> TASK DIRECTIONS
Read through the data and report every line in which the word "chart" occurs.

> INFORMATION SHOWN
──────

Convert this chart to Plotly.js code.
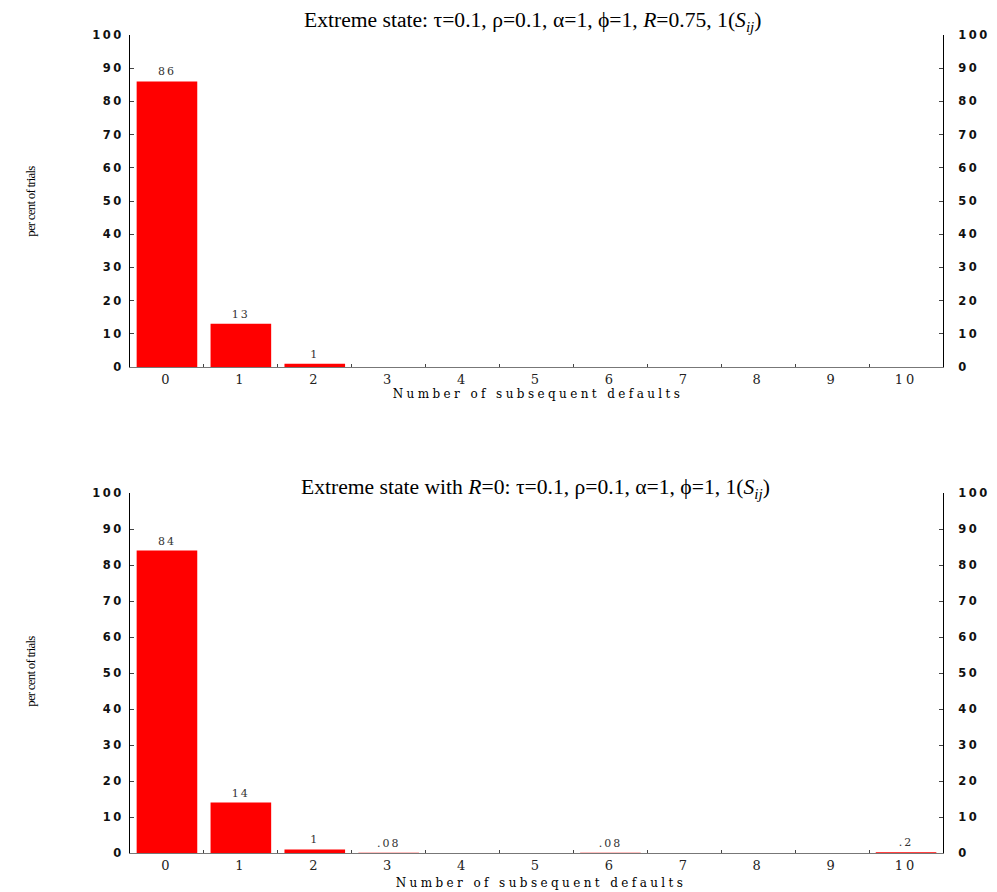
<!DOCTYPE html>
<html>
<head>
<meta charset="utf-8">
<script src="https://cdn.plot.ly/plotly-3.0.1.min.js"></script>
<style>
html,body{margin:0;padding:0;background:#fff;}
#chart{width:997px;height:892px;}
.ytick text,.y2tick text,.y3tick text,.y4tick text{letter-spacing:2.5px;}
.xtick text,.x2tick text{letter-spacing:3px;}
.bartext{letter-spacing:2px;}
.annotation[data-index="2"] text,.annotation[data-index="3"] text{letter-spacing:3.4px;}
.annotation[data-index="4"] text,.annotation[data-index="5"] text{letter-spacing:-0.8px;}
</style>
</head>
<body>
<div id="chart"></div>
<script>
const categories = [0,1,2,3,4,5,6,7,8,9,10];
const tickLabels = ['0','1','2','3','4','5','6','7','8','9','10'];
const boundaries = [0.5,1.5,2.5,3.5,4.5,5.5,6.5,7.5,8.5,9.5];
const topValues = [86,13,1,0,0,0,0,0,0,0,0];
const topLabels = ['86','13','1','','','','','','','',''];
const bottomValues = [84,14,1,0.08,0,0,0.08,0,0,0,0.2];
const bottomLabels = ['84','14','1','.08','','','.08','','','','.2'];
const yTicks = [0,10,20,30,40,50,60,70,80,90,100];
const topTitle = 'Extreme state: \u03c4=0.1, \u03c1=0.1, \u03b1=1, \u03d5=1, <i>R</i>=0.75, 1(<i>S</i><sub><i>ij</i></sub>)';
const bottomTitle = 'Extreme state with <i>R</i>=0: \u03c4=0.1, \u03c1=0.1, \u03b1=1, \u03d5=1, 1(<i>S</i><sub><i>ij</i></sub>)';
const xTitle = 'Number of subsequent defaults';
const yTitle = 'per cent of trials';

const serif = 'Liberation Serif, Times New Roman, serif';
const wideSerif = 'DejaVu Serif, serif';
const sans = 'DejaVu Sans, Verdana, sans-serif';

function barTrace(vals, labels, xa, ya){
  return {
    type:'bar', x:categories, y:vals, xaxis:xa, yaxis:ya,
    width:0.82,
    marker:{color:'#ff0000', line:{width:0}},
    text:labels, textposition:labels.map(l => l ? 'outside' : 'none'), cliponaxis:false,
    textfont:{family:wideSerif, size:11, color:'#333'},
    hoverinfo:'x+y', showlegend:false
  };
}

function xAxis(anchor){
  return {
    anchor:anchor, domain:[0,1], range:[-0.5,10.5],
    tickmode:'array', tickvals:categories, ticktext:tickLabels, ticks:'',
    tickfont:{family:wideSerif, size:13, color:'#222'},
    showline:true, linecolor:'#777', linewidth:1,
    showgrid:false, zeroline:false, fixedrange:true,
    minor:{tickmode:'array', tickvals:boundaries, ticks:'inside', ticklen:3, tickcolor:'#444', tickwidth:1, showgrid:false}
  };
}
function yAxis(anchor, domain, side, overlay){
  const a = {
    anchor:anchor, domain:domain, range:[0,100], side:side,
    tickmode:'array', tickvals:yTicks, ticks:'inside', ticklen:4, tickcolor:'#444',
    tickfont:{family:sans, size:11.5, color:'#111', weight:'bold'},
    ticklabelstandoff: side==='left'?3:12,
    showline:true, linecolor:'#000', linewidth:1,
    showgrid:false, zeroline:false, fixedrange:true
  };
  if(overlay) a.overlaying = overlay;
  return a;
}

const H = 892;
const topDom = [1-367/H, 1-35/H];
const botDom = [1-853/H, 1-493/H];

const data = [
  barTrace(topValues, topLabels, 'x', 'y'),
  barTrace(bottomValues, bottomLabels, 'x2', 'y3'),
  {type:'scatter', mode:'markers', x:[0], y:[0], xaxis:'x', yaxis:'y2', showlegend:false, hoverinfo:'skip', marker:{opacity:0, size:1}},
  {type:'scatter', mode:'markers', x:[0], y:[0], xaxis:'x2', yaxis:'y4', showlegend:false, hoverinfo:'skip', marker:{opacity:0, size:1}}
];

function ann(text, x, y, size, font, angle){
  return {text:text, xref:'paper', yref:'paper', x:x, y:y, showarrow:false,
    xanchor:'center', yanchor:'middle', textangle:angle||0,
    font:{family:font, size:size, color:'#000'}};
}
const xp = px => (px-130)/813;
const yp = py => 1-py/H;

const layout = {
  width:997, height:892,
  margin:{l:130, r:54, t:0, b:0},
  paper_bgcolor:'#fff', plot_bgcolor:'#fff',
  xaxis: xAxis('y'),
  xaxis2: xAxis('y3'),
  yaxis: yAxis('x', topDom, 'left'),
  yaxis2: yAxis('x', topDom, 'right', 'y'),
  yaxis3: yAxis('x2', botDom, 'left'),
  yaxis4: yAxis('x2', botDom, 'right', 'y3'),
  annotations:[
    ann(topTitle, xp(533), yp(22), 21.6, serif),
    ann(bottomTitle, xp(535), yp(488), 21.6, serif),
    ann(xTitle, xp(538), yp(394), 12, wideSerif),
    ann(xTitle, xp(541), yp(883), 12, wideSerif),
    ann(yTitle, xp(30), yp(202), 13, serif, -90),
    ann(yTitle, xp(30), yp(672), 13, serif, -90)
  ]
};

Plotly.newPlot('chart', data, layout, {displayModeBar:false, staticPlot:true});
</script>
</body>
</html>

──────

> EXERCISE RESULT
Convert this chart to Plotly.js code.
#chart{width:997px;height:892px;}
<div id="chart"></div>
Plotly.newPlot('chart', data, layout, {displayModeBar:false, staticPlot:true});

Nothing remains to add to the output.